━━━ Records supplied

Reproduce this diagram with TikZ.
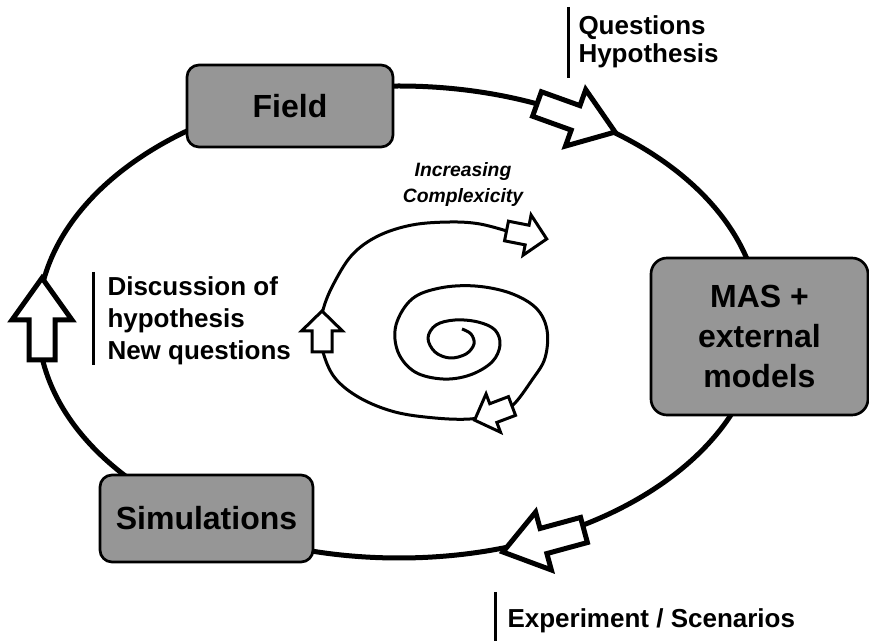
\documentclass[tikz,border=0pt]{standalone}
\usepackage{fontspec}
\setmainfont{Liberation Sans}
\definecolor{boxgray}{RGB}{150,150,150}

\tikzset{every picture/.style={line width=0.75pt}}
\tikzset{
  stagebox/.style={draw, line width=2pt, fill=boxgray, rounded corners=9pt, align=center,
    font=\fontsize{24}{30}\selectfont\bfseries},
  bartext/.style={anchor=base west, inner sep=0pt, font=\fontsize{19.5}{24}\selectfont\bfseries},
  barline/.style={line width=2.25pt},
  cycleline/.style={line width=3.75pt},
  spiralline/.style={line width=2.25pt},
}
% hollow block arrow: tail, angle, length, head length, shaft half width, head half width, line width
\newcommand{\hollowarrow}[7]{%
  \draw[line width=#7, fill=white, line join=miter, shift={(#1)}, rotate=#2]
    (0,-#5) -- ({#3-#4},-#5) -- ({#3-#4},-#6) -- (#3,0) -- ({#3-#4},#6) -- ({#3-#4},#5) -- (0,#5) -- cycle;}

\begin{document}
\begin{tikzpicture}[x=0.75pt,y=0.75pt,yscale=-1,xscale=1]
\useasboundingbox (0,0) rectangle (869,641);

%Shape: Ellipse (research cycle)
\draw[cycleline] (399,322) ellipse [x radius=361, y radius=236];

%Stages
\node[stagebox, minimum width=154.5pt, minimum height=61.5pt] (field) at (290,106) {Field};
\node[stagebox, rounded corners=12pt, minimum width=162.75pt, minimum height=117.75pt] (mas) at (759.5,336.5) {MAS +\\external\\models};
\node[stagebox, minimum width=159.75pt, minimum height=65.25pt] (simu) at (206.5,518.5) {Simulations};

%Cycle arrows
\hollowarrow{537,104}{19.75}{83}{42}{13}{30}{3.75pt}
\hollowarrow{584,530}{164.8}{84}{42}{13}{30}{3.75pt}
\hollowarrow{42,360}{-90}{82}{42}{13}{30}{3.75pt}

%Spiral
\draw[spiralline, line join=round] plot[smooth, tension=0.6] coordinates {
  (462,329) (471,334) (474,344) (466,354) (450,358) (435,352) (428,338) (436,325) (455,320)
  (478,322) (495,330) (500,345) (492,362) (470,375) (443,379) (415,372) (398,352) (396,325)
  (412,299) (440,288) (475,286) (510,293) (536,308) (547,330) (545,358) (532,380) (512,406)
  (493,414) (470,419) (435,418) (395,412) (360,398) (335,378) (323,352) (321,330) (323,310)
  (333,285) (352,255) (378,236) (412,225) (450,222) (480,224) (510,232)};
\hollowarrow{506.5,231}{11.2}{41}{20}{10}{20.5}{2.25pt}
\hollowarrow{322,352}{-90}{41}{20}{10}{20.5}{2.25pt}
\hollowarrow{512,406}{159.3}{40}{20}{10}{20.5}{2.25pt}

% Text Node
\node[anchor=base, inner sep=0pt, font=\fontsize{14.5}{19}\selectfont\bfseries\itshape] (inc1) at (463,177) {Increasing};
\node[anchor=base, inner sep=0pt, font=\fontsize{14.5}{19}\selectfont\bfseries\itshape] (inc2) at (463,203) {Complexicity};

%Side notes
\draw[barline] (568,7) -- (568,78);
\node[bartext] (q1) at (578,35) {Questions};
\node[bartext] (q2) at (578,63) {Hypothesis};

\draw[barline] (93,272) -- (93,365);
\node[bartext] (d1) at (107,296) {Discussion of};
\node[bartext] (d2) at (107,328) {hypothesis};
\node[bartext] (d3) at (107,360) {New questions};

\draw[barline] (495,592) -- (495,641);
\node[bartext] (e1) at (507,628) {Experiment / Scenarios};

\end{tikzpicture}
\end{document}
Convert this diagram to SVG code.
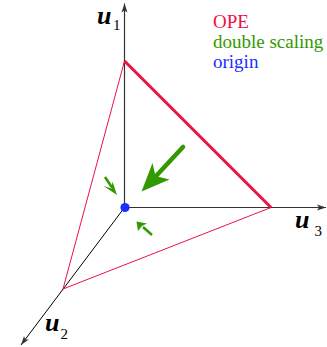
<svg xmlns="http://www.w3.org/2000/svg" width="327" height="347" viewBox="0 0 327 347">
<defs>
<style>
.axis{stroke:#333;stroke-width:1.2;fill:none}
.ope{stroke:#ee1144;fill:none}
.ds{fill:#339900}
.shaft{stroke:#339900;fill:none}
text{font-family:'Liberation Serif','Times New Roman',Times,'DejaVu Serif',serif}
.lbl{font-style:italic;font-weight:bold;fill:#000;font-size:26px}
.sub{fill:#000;font-size:15px}
.leg{font-size:19px}
</style>
<marker id="ah" markerWidth="10" markerHeight="8" refX="9" refY="4" orient="auto" markerUnits="userSpaceOnUse">
<path d="M0,1 L9,4 L0,7 L2,4 Z" fill="#333"/>
</marker>
</defs>
<g id="connectors">
<line class="axis" x1="124.5" y1="207.5" x2="124.5" y2="3.5" marker-end="url(#ah)"/>
<line class="axis" x1="124.5" y1="207.5" x2="326" y2="207.5" marker-end="url(#ah)"/>
<line class="axis" x1="124.5" y1="207.5" x2="21" y2="345" marker-end="url(#ah)" style="stroke:#000;stroke-width:1"/>
<line class="ope" x1="124.5" y1="61" x2="271" y2="207.5" stroke-width="3"/>
<line class="ope" x1="124.5" y1="61" x2="63" y2="289" stroke-width="1"/>
<line class="ope" x1="63" y1="289" x2="271" y2="207.5" stroke-width="1"/>
</g>
<g id="big-arrow">
<line class="shaft" x1="183" y1="147" x2="157" y2="175" stroke-width="4.5" stroke-linecap="round"/>
<path class="ds" d="M141.5,191.5 L152.5,163 L155.5,176 L169.5,179.5 Z"/>
</g>
<g id="small-arrow-1">
<line class="shaft" x1="105" y1="177" x2="112" y2="187.5" stroke-width="2.5"/>
<path class="ds" d="M117,195 L103.5,186 L111.5,188.5 L112.5,181.5 Z"/>
</g>
<g id="small-arrow-2">
<line class="shaft" x1="152" y1="235" x2="143" y2="227" stroke-width="2.5"/>
<path class="ds" d="M136.5,221.5 L138,231 L142,226 L147,223.5 Z"/>
</g>
<g id="origin">
<circle cx="125" cy="207.5" r="4.6" fill="#1a2eff"/>
</g>
<g id="label-u1">
<text class="lbl" x="97" y="24">u</text>
<text class="sub" x="113" y="30">1</text>
</g>
<g id="label-u3">
<text class="lbl" x="295" y="228">u</text>
<text class="sub" x="314.5" y="236">3</text>
</g>
<g id="label-u2">
<text class="lbl" x="45" y="331">u</text>
<text class="sub" x="60.5" y="339">2</text>
</g>
<g id="legend">
<text class="leg" x="213" y="28" fill="#ee1144">OPE</text>
<text class="leg" x="213" y="48" fill="#339900">double scaling</text>
<text class="leg" x="213" y="68" fill="#1a2eff">origin</text>
</g>
</svg>
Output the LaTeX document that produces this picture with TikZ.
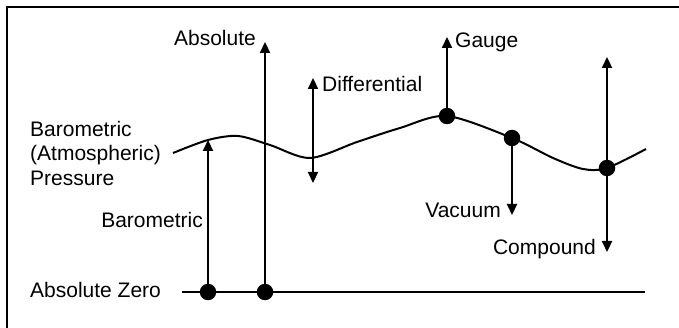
\documentclass[tikz,border=0pt]{standalone}
\usepackage{fontspec}
\setmainfont{Liberation Sans}
\usepackage{tikz}
\usetikzlibrary{arrows.meta}

\begin{document}
\begin{tikzpicture}[x=1pt, y=-1pt,
  every node/.style={font=\fontsize{21}{24.5}\selectfont, inner sep=0pt},
  dot/.style={circle, fill=black, minimum size=16.5pt},
  arr/.style={-{Triangle[width=10pt,length=11pt]}, line width=2.2pt},
  dbl/.style={{Triangle[width=10pt,length=11pt]}-{Triangle[width=10pt,length=11pt]}, line width=2.2pt}]
  \useasboundingbox (0,0) rectangle (679,328);
  \draw[line width=2.2pt] (7,329) -- (7,7) -- (680,7);
  % pressure curve and zero line
  \draw[line width=2pt, smooth] plot coordinates {(173,153) (208,140) (238,136) (270,145) (310,158) (357,142) (400,128) (447,116) (512,138) (553,158) (583,169) (607,168) (646,149)};
  \coordinate (zl) at (182,292);
  \coordinate (zr) at (645,292);
  \draw[line width=1.8pt] (zl) -- (zr);
  % dots
  \node[dot] (baro) at (208,292) {};
  \node[dot] (abs) at (265,292) {};
  \node[dot] (gauge) at (447,116) {};
  \node[dot] (vac) at (512,138) {};
  \node[dot] (comp) at (607,168) {};
  % arrow ends
  \coordinate (barotop) at (208,140);
  \coordinate (abstop) at (265,42);
  \coordinate (difftop) at (313,78);
  \coordinate (diffbot) at (313,183);
  \coordinate (gaugetop) at (447,37);
  \coordinate (vacbot) at (512,215);
  \coordinate (comptop) at (607,57);
  \coordinate (compbot) at (607,252);
  \draw[arr] (baro.center) -- (barotop);
  \draw[arr] (abs.center) -- (abstop);
  \draw[dbl] (diffbot) -- (difftop);
  \draw[arr] (gauge.center) -- (gaugetop);
  \draw[arr] (vac.center) -- (vacbot);
  \draw[dbl] (compbot) -- (comptop);
  % labels
  \node[anchor=base east] (abslbl) at (256,46) {Absolute};
  \node[anchor=base west] (difflbl) at (322,92) {Differential};
  \node[anchor=base west] (gaugelbl) at (455,48) {Gauge};
  \node[anchor=west, align=left] (atmlbl) at (30,153) {Barometric\\(Atmospheric)\\Pressure};
  \node[anchor=base east] (barolbl) at (203,228) {Barometric};
  \node[anchor=base west] (zerolbl) at (30,298) {Absolute Zero};
  \node[anchor=base east] (vaclbl) at (501,218) {Vacuum};
  \node[anchor=base east] (complbl) at (596,255) {Compound};
\end{tikzpicture}
\end{document}
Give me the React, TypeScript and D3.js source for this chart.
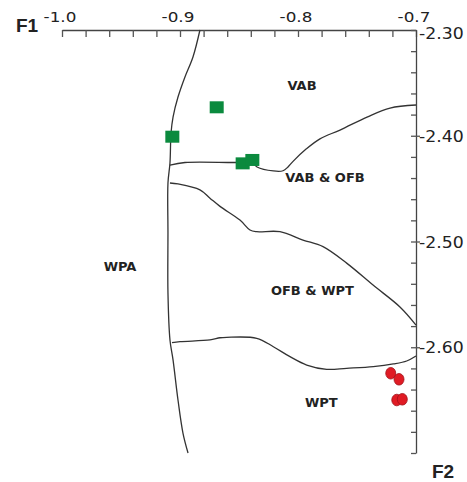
import React, { useRef, useEffect } from 'react';
import * as d3 from 'd3';

// discriminant function plot: F1 (top axis) vs F2 (right axis)
const xTickLabels = ['-1.0', '-0.9', '-0.8', '-0.7'];
const xTickValues = [-1.0, -0.9, -0.8, -0.7];
const yTickLabels = ['-2.30', '-2.40', '-2.50', '-2.60'];
const yTickValues = [-2.3, -2.4, -2.5, -2.6];

// boundary curves [F1, F2]
const wpaBoundary: [number, number][] = [
  [-0.8831, -2.3], [-0.889, -2.3255], [-0.8958, -2.3444], [-0.9017, -2.3634],
  [-0.9059, -2.3823], [-0.9076, -2.3974], [-0.9085, -2.4258], [-0.9102, -2.4447],
  [-0.9102, -2.492], [-0.9102, -2.5487], [-0.9085, -2.5931], [-0.9059, -2.612],
  [-0.9017, -2.6499], [-0.8975, -2.6811], [-0.8932, -2.7],
];
const vabBoundary: [number, number][] = [
  [-0.9085, -2.4277], [-0.8958, -2.4253], [-0.8517, -2.4253], [-0.839, -2.4248],
  [-0.8347, -2.4295], [-0.8209, -2.4333], [-0.8127, -2.4331], [-0.8085, -2.4295],
  [-0.8042, -2.4242], [-0.7929, -2.4124], [-0.7814, -2.4029], [-0.7644, -2.3946],
  [-0.7415, -2.3823], [-0.722, -2.3738], [-0.7, -2.3709],
];
const ofbBoundary: [number, number][] = [
  [-0.9085, -2.4447], [-0.9017, -2.4456], [-0.8831, -2.4512], [-0.8746, -2.459],
  [-0.8661, -2.4668], [-0.8492, -2.4797], [-0.8407, -2.4891], [-0.835, -2.4907],
  [-0.8153, -2.4907], [-0.7958, -2.4986], [-0.7788, -2.5049], [-0.7585, -2.5207],
  [-0.7364, -2.5412], [-0.7136, -2.5619], [-0.7, -2.579],
];
const wptBoundary: [number, number][] = [
  [-0.9068, -2.5957], [-0.9, -2.5947], [-0.8746, -2.5931], [-0.8661, -2.591],
  [-0.8604, -2.5906], [-0.835, -2.5915], [-0.8209, -2.5995], [-0.8068, -2.6089],
  [-0.7926, -2.6168], [-0.7757, -2.6209], [-0.7588, -2.6199], [-0.7362, -2.6183],
  [-0.7192, -2.6158], [-0.7079, -2.613], [-0.7, -2.6083],
];

// group samples
const greenPoints: [number, number][] = [
  [-0.8689, -2.3731], [-0.9065, -2.4009], [-0.8469, -2.4261], [-0.8387, -2.4229],
];
const redPoints: [number, number][] = [
  [-0.7214, -2.6246], [-0.7144, -2.6303], [-0.7163, -2.6499], [-0.7116, -2.6492],
];

// region names [label, F1, F2]
const regionLabels: [string, number, number][] = [
  ['VAB', -0.7966, -2.3527],
  ['VAB & OFB', -0.7771, -2.4391],
  ['WPA', -0.9508, -2.5233],
  ['OFB & WPT', -0.7878, -2.5460],
  ['WPT', -0.7802, -2.6526],
];

const App = () => {
  const svgRef = useRef<SVGSVGElement>(null);
  const width = 467;
  const height = 482;

  useEffect(() => {
    const svg = d3.select(svgRef.current);
    svg.selectAll('*').remove();

    const x = d3.scaleLinear().domain([-1.0, -0.7]).range([62, 416]);
    const y = d3.scaleLinear().domain([-2.3, -2.7]).range([30, 453]);

    // top axis, ticks pointing down
    const topAxis = svg.append('g')
      .attr('transform', `translate(0,${y(-2.3)})`)
      .call(d3.axisBottom(x).tickValues(d3.range(0, 16).map(i => -1.0 + i * 0.02))
        .tickSize(7).tickSizeOuter(0).tickFormat(() => ''));
    topAxis.select('.domain').attr('stroke', '#444').attr('stroke-width', 1.3);
    topAxis.selectAll('.tick line').attr('stroke', '#555').attr('stroke-width', 1.3);

    // right axis, ticks pointing left
    const rightAxis = svg.append('g')
      .attr('transform', `translate(${x(-0.7)},0)`)
      .call(d3.axisLeft(y).tickValues(d3.range(0, 21).map(i => -2.3 - i * 0.02))
        .tickSize(5).tickSizeOuter(0).tickFormat(() => ''));
    rightAxis.select('.domain').attr('stroke', '#444').attr('stroke-width', 1.3);
    rightAxis.selectAll('.tick line').attr('stroke', '#555').attr('stroke-width', 1.3);

    const rightMajor = svg.append('g')
      .attr('transform', `translate(${x(-0.7)},0)`)
      .call(d3.axisRight(y).tickValues(yTickValues.slice(1)).tickSize(4).tickFormat(() => ''));
    rightMajor.select('.domain').remove();
    rightMajor.selectAll('.tick line').attr('stroke', '#555').attr('stroke-width', 1.3);

    // tick labels
    xTickValues.forEach((v, i) => {
      svg.append('text')
        .attr('transform', `translate(${x(v) - 2},22) scale(1.2,1)`)
        .attr('text-anchor', 'middle')
        .attr('font-family', 'DejaVu Sans')
        .attr('font-size', 14)
        .attr('fill', '#222')
        .text(xTickLabels[i]);
    });
    yTickValues.forEach((v, i) => {
      svg.append('text')
        .attr('transform', `translate(419,${y(v) + (i === 0 ? 9 : 6)}) scale(1.08,1)`)
        .attr('font-family', 'DejaVu Sans')
        .attr('font-size', 16)
        .attr('fill', '#222')
        .text(yTickLabels[i]);
    });

    svg.append('text')
      .attr('x', 16).attr('y', 32)
      .attr('font-family', 'Liberation Sans').attr('font-weight', 'bold')
      .attr('font-size', 19).attr('fill', '#222')
      .text('F1');
    svg.append('text')
      .attr('x', 443).attr('y', 478)
      .attr('text-anchor', 'middle')
      .attr('font-family', 'Liberation Sans').attr('font-weight', 'bold')
      .attr('font-size', 19).attr('fill', '#222')
      .text('F2');

    // boundaries
    const line = d3.line<[number, number]>()
      .x(d => x(d[0]))
      .y(d => y(d[1]))
      .curve(d3.curveCatmullRom.alpha(0.5));

    [wpaBoundary, vabBoundary, ofbBoundary, wptBoundary].forEach(b => {
      svg.append('path')
        .datum(b)
        .attr('fill', 'none')
        .attr('stroke', '#333')
        .attr('stroke-width', 1.3)
        .attr('d', line);
    });

    // region labels
    regionLabels.forEach(([t, fx, fy]) => {
      svg.append('text')
        .attr('x', x(fx)).attr('y', y(fy))
        .attr('text-anchor', 'middle')
        .attr('dominant-baseline', 'central')
        .attr('font-family', 'DejaVu Sans').attr('font-weight', 'bold')
        .attr('font-size', 13)
        .attr('fill', '#222')
        .text(t);
    });

    // points
    svg.selectAll('rect.green')
      .data(greenPoints)
      .join('rect')
      .attr('class', 'green')
      .attr('x', d => x(d[0]) - 7)
      .attr('y', d => y(d[1]) - 6)
      .attr('width', 14)
      .attr('height', 12)
      .attr('fill', '#0b8a3e');

    svg.selectAll('ellipse.red')
      .data(redPoints)
      .join('ellipse')
      .attr('class', 'red')
      .attr('cx', d => x(d[0]))
      .attr('cy', d => y(d[1]))
      .attr('rx', 5)
      .attr('ry', 5.8)
      .attr('fill', '#e01b24')
      .attr('stroke', '#a01018')
      .attr('stroke-width', 0.8);
  }, []);

  return (
    <svg ref={svgRef} width={width} height={height}
      style={{ position: 'absolute', left: 0, top: 0, background: '#fff' }} />
  );
};

export default App;
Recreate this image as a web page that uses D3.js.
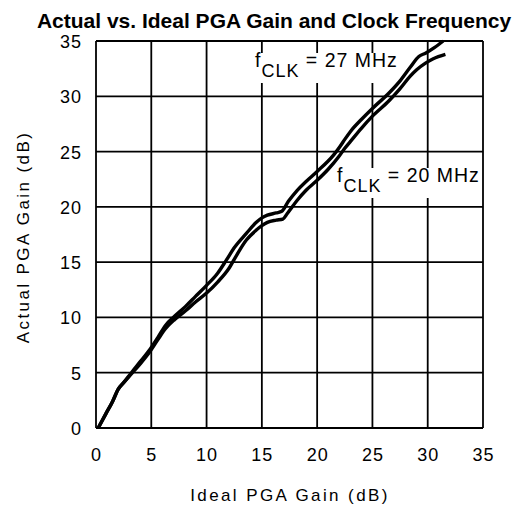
<!DOCTYPE html>
<html><head><meta charset="utf-8">
<script src="https://cdn.jsdelivr.net/npm/d3@7/dist/d3.min.js"></script>
<style>
html,body{margin:0;padding:0;background:#fff;}
svg text{font-family:"Liberation Sans",Arial,sans-serif;fill:#000;}
</style></head>
<body>
<svg id="c" width="524" height="508"></svg>
<script>
const title = "Actual vs. Ideal PGA Gain and Clock Frequency";
const xTitle = "Ideal PGA Gain (dB)";
const yTitle = "Actual PGA Gain (dB)";
const xTicks = [0,5,10,15,20,25,30,35];
const yTicks = [0,5,10,15,20,25,30,35];

const x27 = [0.2,0.9,1.5,2.0,2.5,3.2,4.0,4.8,5.6,6.3,7.1,8.1,9.0,10.0,11.0,11.8,12.5,13.6,14.5,15.0,15.5,16.3,16.8,17.4,18.2,19.0,20.0,21.5,22.1,22.5,23.0,24.0,25.0,26.5,27.5,28.4,29.2,29.8,30.6,31.4];
const y27 = [0,1.3,2.4,3.5,4.1,5.0,6.0,7.0,8.2,9.3,10.1,11.0,11.9,12.9,14.0,15.2,16.3,17.6,18.6,19.0,19.25,19.45,19.6,20.5,21.5,22.3,23.2,24.7,25.5,26.1,26.8,27.9,28.9,30.3,31.4,32.6,33.6,33.9,34.4,35.0];
const x20 = [0.2,0.9,1.5,2.0,2.5,3.2,4.0,4.8,5.6,6.3,7.1,8.1,9.0,10.0,11.0,12.0,12.7,13.6,14.5,15.0,15.5,16.3,16.9,17.3,18.2,19.0,20.0,21.0,22.0,22.5,23.0,24.0,25.0,26.5,27.5,28.4,29.0,29.8,30.5,31.6];
const y20 = [0,1.3,2.4,3.5,4.1,4.9,5.8,6.8,8.0,9.0,9.8,10.6,11.4,12.2,13.2,14.4,15.6,17.0,17.9,18.3,18.6,18.8,18.9,19.4,20.6,21.5,22.4,23.4,24.6,25.3,25.9,27.1,28.2,29.6,30.7,31.8,32.4,33.0,33.4,33.8];

const L=96,R=483,T=41,B=428;
const svg=d3.select("#c");
const xs=d3.scaleLinear().domain([0,35]).range([L,R]);
const ys=d3.scaleLinear().domain([0,35]).range([B,T]);

svg.append("text").attr("x",274).attr("y",28).attr("text-anchor","middle")
  .attr("font-weight","bold").attr("font-size",21).text(title);

const g=svg.append("g");
g.selectAll("line.vx").data(xTicks).join("line").attr("x1",d=>xs(d)).attr("x2",d=>xs(d))
 .attr("y1",T).attr("y2",B).attr("stroke","#000").attr("stroke-width",1.8);
g.selectAll("line.hy").data(yTicks).join("line").attr("class","hy").attr("y1",d=>ys(d)).attr("y2",d=>ys(d))
 .attr("x1",L).attr("x2",R).attr("stroke","#000").attr("stroke-width",1.8);

const xa=svg.append("g").attr("transform",`translate(0,${B})`)
  .call(d3.axisBottom(xs).tickValues(xTicks).tickSize(0).tickPadding(33));
xa.select(".domain").remove();
xa.selectAll("text").attr("font-size",18).attr("letter-spacing",1).attr("font-family","Liberation Sans, Arial, sans-serif").attr("dy",0);
const ya=svg.append("g").attr("transform",`translate(${L},0)`)
  .call(d3.axisLeft(ys).tickValues(yTicks).tickSize(0).tickPadding(14));
ya.select(".domain").remove();
ya.selectAll("text").attr("font-size",18).attr("letter-spacing",1).attr("font-family","Liberation Sans, Arial, sans-serif").attr("dy","0.36em");

svg.append("text").attr("x",290).attr("y",501).attr("text-anchor","middle")
  .attr("font-size",17).attr("letter-spacing",2.4).text(xTitle);
svg.append("text").attr("transform","translate(29,237) rotate(-90)").attr("text-anchor","middle")
  .attr("font-size",17).attr("letter-spacing",2.4).text(yTitle);

function label(xp,yp,val){
  const gl=svg.append("g");
  const bg=gl.append("rect").attr("fill","#fff");
  const t=gl.append("text").attr("x",xp).attr("y",yp).attr("font-size",19.5).attr("letter-spacing",1);
  t.append("tspan").text("f");
  t.append("tspan").attr("dy",10).attr("font-size",18).text("CLK");
  t.append("tspan").attr("dy",-10).text(" = "+val+" MHz");
  const bb=t.node().getBBox();
  bg.attr("x",bb.x-2).attr("y",bb.y+4).attr("width",bb.width+4).attr("height",bb.height-2);
}
label(255,67,"27");
label(337,182,"20");

const line=d3.line().x(d=>xs(d[0])).y(d=>ys(d[1])).curve(d3.curveMonotoneX);
[[x27,y27],[x20,y20]].forEach(([xa_,ya_])=>{
  svg.append("path").datum(xa_.map((v,i)=>[v,ya_[i]])).attr("d",line)
   .attr("fill","none").attr("stroke","#000").attr("stroke-width",3.4).attr("stroke-linejoin","round");
});
</script>
</body></html>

━━━━━━

## [Problem to solve]
Count every line of the records that holds the string "with". Write only the total.

## [Task solution]
2